In 1967, the Montreal minor club let Bowman out of his contract a year early so that he could assist Lynn Patrick in coaching the expansion team the St. Louis Blues. Patrick said, “After 16 games I found that the general manager’s job is a full-time position, so I decided to appoint Bowman immediately.” This made 32-year-old Bowman the youngest NHL coach. It took three games before Bowman saw a victory, when the Blues defeated the visiting Los Angeles Kings 3-2. Bowman took the Blues to the Stanley Cup finals three times in his four seasons there before handing the reigns to Al Arbour.Bowman then went on to coach the Montreal Canadiens throughout the 1970s, leading them to five Stanley Cup championships.

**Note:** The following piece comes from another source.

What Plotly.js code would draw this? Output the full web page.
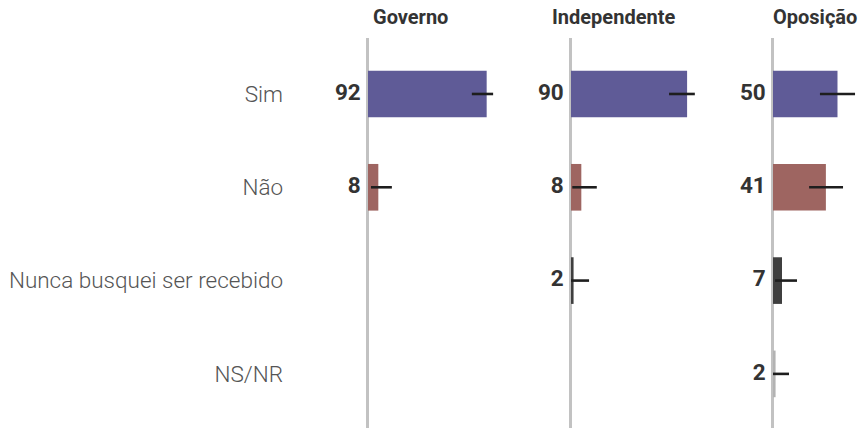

Although he spent most of the next decade with the Buffalo Sabres, they did not have the same kind of talent as the Canadiens. When Bowman retired in 1987, he worked as an analyst on Hockey Night in Canada. Although he was admitted to the Hockey Hall of Fame as a Builder in 1991, he soon returned to coaching, working with the Pittsburgh Penguins. He led them to a repeat Stanley Cup victory in 1992.
For his final decade as coach, Bowman coached the Detroit Red Wings. There, he introduced the Russian Five and broke the team’s 42-year drought of Stanley Cup wins in 1997 and 1998. Right after winning the Stanley Cup championship again in 2002, Bowman hoisted the Cup and officially announced his retirement.
Bowman had 9 Stanley Cup wins, 1,244 regular-season wins, 223 playoff wins, and a .654 winning percentage. He tops the list for coaches in every category.
- Stephen Laroche, Changing the Game: A History of NHL Expansion (Toronto: ECW Press, 2014), 146-151.